What lines of the data hold the string "that"? Pull each one out.

_DATA SHOWN_
'''

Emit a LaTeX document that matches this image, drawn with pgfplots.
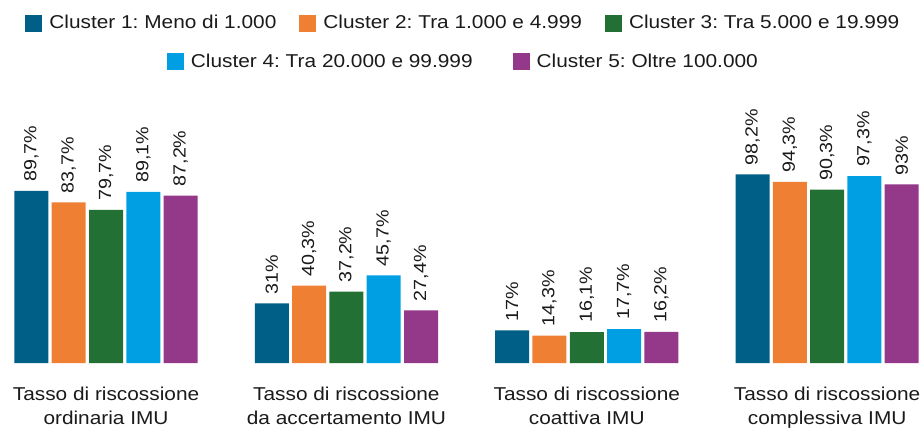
\documentclass[border=0pt]{standalone}
\usepackage{fontspec}
\setmainfont{Liberation Sans}[FakeStretch=1.12]
\usepackage{pgfplots}
\pgfplotsset{compat=1.18}
\definecolor{c1}{HTML}{005F87}
\definecolor{c2}{HTML}{EF8033}
\definecolor{c3}{HTML}{237034}
\definecolor{c4}{HTML}{009FE3}
\definecolor{c5}{HTML}{94388A}
\definecolor{txt}{HTML}{1A1A1A}
\pgfplotsset{
  sqlegend/.style={
    legend image code/.code={\fill[##1] (0pt,-8.5pt) rectangle (17pt,8.5pt);},
  },
  base/.style={
    scale only axis, width=908pt, height=192pt,
    xmin=-0.3995, xmax=3.378, ymin=0, ymax=100,
    sqlegend,
  }
}
\begin{document}
\frenchspacing
\fontsize{18.6}{23.5}\selectfont\color{txt}
\begin{tikzpicture}
\begin{axis}[base, name=ax,
  ybar=3.3pt, bar width=34pt,
  axis line style={draw=none}, tick style={draw=none},
  ytick=\empty,
  xtick={0,1,2,3},
  xticklabels={{Tasso di riscossione\\ordinaria IMU},{Tasso di riscossione\\da accertamento IMU},{Tasso di riscossione\\coattiva IMU},{Tasso di riscossione\\complessiva IMU}},
  xticklabel style={align=center, text=txt, font=\fontsize{18.6}{23.5}\selectfont, inner sep=0pt, yshift=-20pt},
  clip=false,
  nodes near coords,
  point meta=y,
  /pgf/number format/.cd, use comma, 1000 sep={}, assume math mode=true,
  /pgfplots/.cd,
  every node near coord/.append style={rotate=90, anchor=west, inner xsep=9pt, inner ysep=0pt, text=txt, font=\fontsize{17.6}{20}\selectfont},
  nodes near coords={\pgfmathprintnumber{\pgfplotspointmeta}\%},
  legend columns=3,
  legend style={draw=none, fill=none, at={(0.502,1.768)}, anchor=center,
    font=\fontsize{18.6}{22}\selectfont, text=txt,
    /tikz/every even column/.append style={column sep=16pt},
    nodes={inner xsep=7pt}},
]
\addplot[draw=none, fill=c1, sqlegend] coordinates {(0,89.7) (1,31) (2,17) (3,98.2)};
\addplot[draw=none, fill=c2, sqlegend] coordinates {(0,83.7) (1,40.3) (2,14.3) (3,94.3)};
\addplot[draw=none, fill=c3, sqlegend] coordinates {(0,79.7) (1,37.2) (2,16.1) (3,90.3)};
\addplot[draw=none, fill=c4, sqlegend] coordinates {(0,89.1) (1,45.7) (2,17.7) (3,97.3)};
\addplot[draw=none, fill=c5, sqlegend] coordinates {(0,87.2) (1,27.4) (2,16.2) (3,93)};
\legend{Cluster 1: Meno di 1.000, Cluster 2: Tra 1.000 e 4.999, Cluster 3: Tra 5.000 e 19.999}
\end{axis}
\begin{axis}[base, hide axis,
  legend columns=2,
  legend style={draw=none, fill=none, at={(0.502,1.568)}, anchor=center,
    font=\fontsize{18.6}{22}\selectfont, text=txt,
    /tikz/every even column/.append style={column sep=33pt},
    nodes={inner xsep=7pt}},
]
\addlegendimage{draw=none, fill=c4, sqlegend}
\addlegendentry{Cluster 4: Tra 20.000 e 99.999}
\addlegendimage{draw=none, fill=c5, sqlegend}
\addlegendentry{Cluster 5: Oltre 100.000}
\end{axis}
\pgfresetboundingbox
\path[use as bounding box] ([shift={(-10pt,-79pt)}]ax.south west) rectangle ([shift={(914pt,363pt)}]ax.south west);
\end{tikzpicture}
\end{document}
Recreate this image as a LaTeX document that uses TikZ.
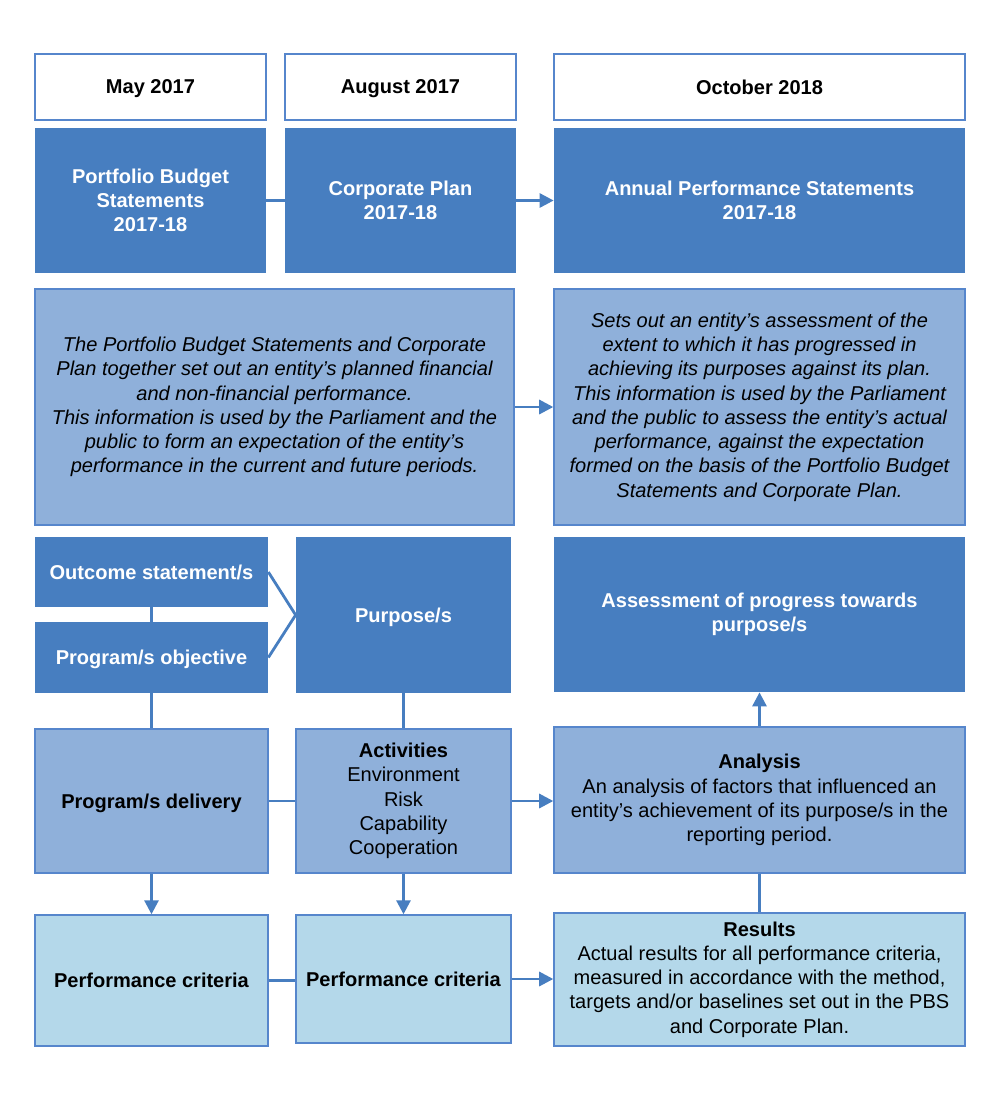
\documentclass[tikz,border=0pt]{standalone}
\usepackage{fontspec}
\setmainfont{Liberation Sans}
\usetikzlibrary{arrows.meta}
\definecolor{darkblue}{RGB}{71,126,192}
\definecolor{midblue}{RGB}{143,176,218}
\definecolor{paleblue}{RGB}{180,216,234}
\definecolor{edgeblue}{RGB}{86,134,204}
\begin{document}
\begin{tikzpicture}[x=0.02cm,y=-0.02cm,
	every node/.style={font=\fontsize{11.4}{13.8}\selectfont, align=center, inner sep=0pt},
	wh/.style 2 args={minimum width=#1*0.02cm, minimum height=#2*0.02cm},
	oneline/.style={text depth=0pt},
	head/.style={oneline, draw=edgeblue, line width=.7pt, fill=white, font=\fontsize{11.4}{13.8}\selectfont\bfseries},
	dark/.style={fill=darkblue, text=white, font=\fontsize{11.4}{13.8}\selectfont\bfseries},
	mid/.style={draw=edgeblue, line width=.8pt, fill=midblue},
	pale/.style={draw=edgeblue, line width=.8pt, fill=paleblue},
	link/.style={draw=darkblue, line width=1.6pt},
	arrow/.style={link, -{Triangle[length=8pt,width=8pt]}}]
	\useasboundingbox (0,0) rectangle (1000,1100);
	% dates
	\node[head, wh={231}{66}] (may) at (150.5,87) {May 2017};
	\node[head, wh={231}{66}] (aug) at (400.5,87) {August 2017};
	\node[head, wh={411}{66}] (oct) at (759.5,87) {October 2018};
	% documents
	\node[dark, wh={231}{145}] (pbs) at (150.5,200.5) {Portfolio Budget\\Statements\\2017-18};
	\node[dark, wh={231}{145}] (corp) at (400.5,200.5) {Corporate Plan\\2017-18};
	\node[dark, wh={411}{145}] (aps) at (759.5,200.5) {Annual Performance Statements\\2017-18};
	% what they do
	\node[mid, wh={479}{236}, font=\fontsize{11.4}{13.8}\selectfont\itshape] (expect) at (274.5,407) {The Portfolio Budget Statements and Corporate\\Plan together set out an entity’s planned financial\\and non-financial performance.\\This information is used by the Parliament and the\\public to form an expectation of the entity’s\\performance in the current and future periods.};
	\node[mid, wh={411}{236}, font=\fontsize{11.4}{13.8}\selectfont\itshape] (assess) at (759.5,407) {Sets out an entity’s assessment of the\\extent to which it has progressed in\\achieving its purposes against its plan.\\This information is used by the Parliament\\and the public to assess the entity’s actual\\performance, against the expectation\\formed on the basis of the Portfolio Budget\\Statements and Corporate Plan.};
	% purposes
	\node[dark, oneline, wh={233}{70}] (outcome) at (151.5,572) {Outcome statement/s};
	\node[dark, oneline, wh={233}{71}] (progobj) at (151.5,657.5) {Program/s objective};
	\node[dark, oneline, wh={215}{156}] (purpose) at (403.5,615) {Purpose/s};
	\node[dark, wh={411}{155}] (progress) at (759.5,614.5) {Assessment of progress towards\\purpose/s};
	% delivery
	\node[mid, oneline, wh={233}{144}, font=\fontsize{11.4}{13.8}\selectfont\bfseries] (delivery) at (151.5,801) {Program/s delivery};
	\node[mid, wh={215}{144}] (activities) at (403.5,801) {\textbf{Activities}\\Environment\\Risk\\Capability\\Cooperation};
	\node[mid, wh={411}{146}] (analysis) at (759.5,800) {\textbf{Analysis}\\An analysis of factors that influenced an\\entity’s achievement of its purpose/s in the\\reporting period.};
	% criteria
	\node[pale, oneline, wh={233}{131}, font=\fontsize{11.4}{13.8}\selectfont\bfseries] (critA) at (151.5,980.5) {Performance criteria};
	\node[pale, oneline, wh={215}{128}, font=\fontsize{11.4}{13.8}\selectfont\bfseries] (critB) at (403.5,979) {Performance criteria};
	\node[pale, wh={411}{133}] (results) at (759.5,979.5) {\textbf{Results}\\Actual results for all performance criteria,\\measured in accordance with the method,\\targets and/or baselines set out in the PBS\\and Corporate Plan.};
	% connectors
	\draw[link] (pbs.east) -- (corp.west);
	\draw[arrow] (corp.east) -- (aps.west);
	\draw[arrow] (expect.east) -- (assess.west);
	\draw[link] (outcome.south) -- (progobj.north);
	\draw[link] (outcome.east) -- (purpose.west);
	\draw[link] (progobj.east) -- (purpose.west);
	\draw[link] (progobj.south) -- (delivery.north);
	\draw[link] (purpose.south) -- (activities.north);
	\draw[link] (delivery.east) -- (activities.west);
	\draw[arrow] (activities.east) -- (activities.east -| analysis.west);
	\draw[arrow] (analysis.north) -- (progress.south);
	\draw[arrow] (delivery.south) -- (critA.north);
	\draw[arrow] (activities.south) -- (critB.north);
	\draw[link] (critA.east) -- (critA.east -| critB.west);
	\draw[arrow] (critB.east) -- (critB.east -| results.west);
	\draw[link] (results.north) -- (analysis.south);
\end{tikzpicture}
\end{document}
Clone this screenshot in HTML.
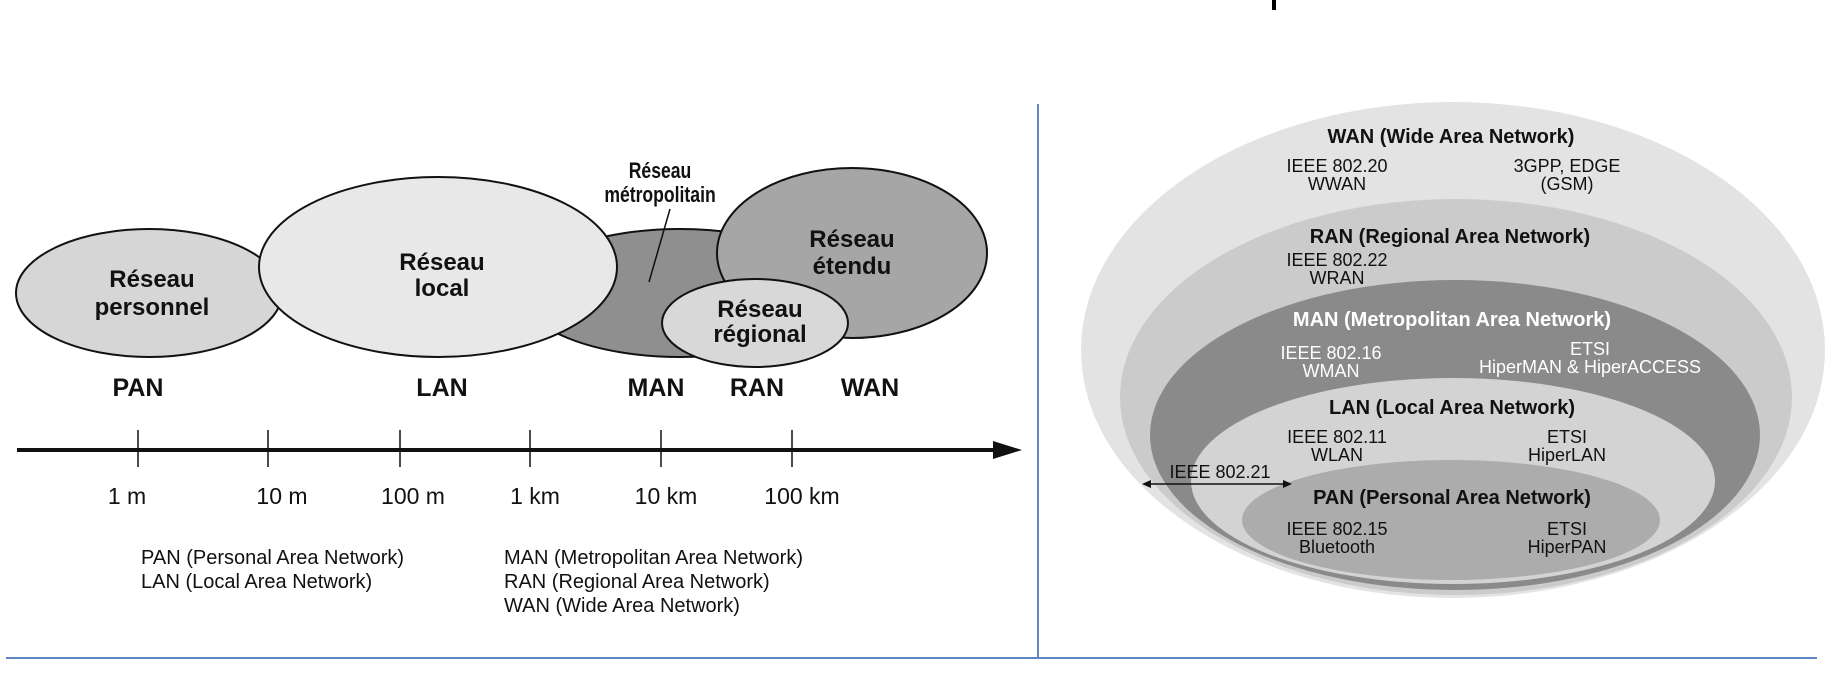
<!DOCTYPE html>
<html><head><meta charset="utf-8"><style>
html,body{margin:0;padding:0;background:#fff;}
svg{display:block;}
.b{font-family:"Liberation Sans",sans-serif;font-weight:bold;}
.r{font-family:"Liberation Sans",sans-serif;}
</style></head><body>
<svg width="1844" height="700" viewBox="0 0 1844 700" xmlns="http://www.w3.org/2000/svg">
<rect width="1844" height="700" fill="#fff"/>
<rect x="1272" y="0" width="4" height="10" fill="#000"/>
<line x1="1038" y1="104" x2="1038" y2="658" stroke="#5b87c5" stroke-width="2"/>
<line x1="6" y1="658" x2="1817" y2="658" stroke="#5b87c5" stroke-width="2"/>

<g stroke="#111" stroke-width="2">
<ellipse cx="149" cy="293" rx="133" ry="64" fill="#d6d6d6"/>
<ellipse cx="680" cy="293" rx="158" ry="64" fill="#8f8f8f"/>
<ellipse cx="852" cy="253" rx="135" ry="85" fill="#a6a6a6"/>
<ellipse cx="438" cy="267" rx="179" ry="90" fill="#e8e8e8"/>
<ellipse cx="755" cy="323" rx="93" ry="44" fill="#d8d8d8"/>
</g>
<line x1="670" y1="209" x2="649" y2="282" stroke="#111" stroke-width="1.5"/>
<g class="b" font-size="24" text-anchor="middle" fill="#111">
<text x="152" y="287">Réseau</text><text x="152" y="315">personnel</text>
<text x="442" y="270">Réseau</text><text x="442" y="296">local</text>
<text x="852" y="247">Réseau</text><text x="852" y="274">étendu</text>
<text x="760" y="317">Réseau</text><text x="760" y="342">régional</text>
</g>
<g class="b" font-size="22" text-anchor="middle" fill="#111">
<text transform="translate(660,178) scale(0.8,1)">Réseau</text>
<text transform="translate(660,202) scale(0.8,1)">métropolitain</text>
</g>
<g class="b" font-size="25" text-anchor="middle" fill="#111">
<text x="138" y="396">PAN</text><text x="442" y="396">LAN</text>
<text x="656" y="396">MAN</text><text x="757" y="396">RAN</text><text x="870" y="396">WAN</text>
</g>
<line x1="17" y1="450" x2="995" y2="450" stroke="#111" stroke-width="4"/>
<polygon points="993,441 1022,450 993,459" fill="#111"/>
<g stroke="#111" stroke-width="1.5">
<line x1="138" y1="430" x2="138" y2="467"/><line x1="268" y1="430" x2="268" y2="467"/>
<line x1="400" y1="430" x2="400" y2="467"/><line x1="530" y1="430" x2="530" y2="467"/>
<line x1="661" y1="430" x2="661" y2="467"/><line x1="792" y1="430" x2="792" y2="467"/>
</g>
<g class="r" font-size="23" text-anchor="middle" fill="#111">
<text x="127" y="504">1 m</text><text x="282" y="504">10 m</text><text x="413" y="504">100 m</text>
<text x="535" y="504">1 km</text><text x="666" y="504">10 km</text><text x="802" y="504">100 km</text>
</g>
<g class="r" font-size="20" fill="#111">
<text x="141" y="564">PAN (Personal Area Network)</text>
<text x="141" y="588">LAN (Local Area Network)</text>
<text x="504" y="564">MAN (Metropolitan Area Network)</text>
<text x="504" y="588">RAN (Regional Area Network)</text>
<text x="504" y="612">WAN (Wide Area Network)</text>
</g>

<ellipse cx="1453" cy="350" rx="372" ry="248" fill="#e3e3e3"/>
<ellipse cx="1456" cy="397" rx="336" ry="198" fill="#cbcbcb"/>
<ellipse cx="1455" cy="435" rx="305" ry="155" fill="#8a8a8a"/>
<ellipse cx="1453" cy="481" rx="262" ry="103" fill="#d3d3d3"/>
<ellipse cx="1451" cy="520" rx="209" ry="60" fill="#acacac"/>
<g class="b" font-size="20" text-anchor="middle" fill="#111">
<text x="1451" y="143">WAN (Wide Area Network)</text>
<text x="1450" y="243">RAN (Regional Area Network)</text>
<text x="1452" y="326" fill="#fff">MAN (Metropolitan Area Network)</text>
<text x="1452" y="414">LAN (Local Area Network)</text>
<text x="1452" y="504">PAN (Personal Area Network)</text>
</g>
<g class="r" font-size="18" text-anchor="middle" fill="#111">
<text x="1337" y="172">IEEE 802.20</text><text x="1337" y="190">WWAN</text>
<text x="1567" y="172">3GPP, EDGE</text><text x="1567" y="190">(GSM)</text>
<text x="1337" y="266">IEEE 802.22</text><text x="1337" y="284">WRAN</text>
<g fill="#fff">
<text x="1331" y="359">IEEE 802.16</text><text x="1331" y="377">WMAN</text>
<text x="1590" y="355">ETSI</text><text x="1590" y="373">HiperMAN &amp; HiperACCESS</text>
</g>
<text x="1337" y="443">IEEE 802.11</text><text x="1337" y="461">WLAN</text>
<text x="1567" y="443">ETSI</text><text x="1567" y="461">HiperLAN</text>
<text x="1220" y="478">IEEE 802.21</text>
<text x="1337" y="535">IEEE 802.15</text><text x="1337" y="553">Bluetooth</text>
<text x="1567" y="535">ETSI</text><text x="1567" y="553">HiperPAN</text>
</g>
<line x1="1148" y1="484" x2="1286" y2="484" stroke="#111" stroke-width="1.5"/>
<polygon points="1142,484 1151,480 1151,488" fill="#111"/>
<polygon points="1292,484 1283,480 1283,488" fill="#111"/>
</svg>
</body></html>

'''

_SOLUTION TO THIS PROBLEM_
Emit a LaTeX document that matches this image, drawn with pgfplots.
Recreate this image as a LaTeX document that uses TikZ.
	\node[mid, wh={411}{146}] (analysis) at (759.5,800) {\textbf{Analysis}\\An analysis of factors that influenced an\\entity’s achievement of its purpose/s in the\\reporting period.};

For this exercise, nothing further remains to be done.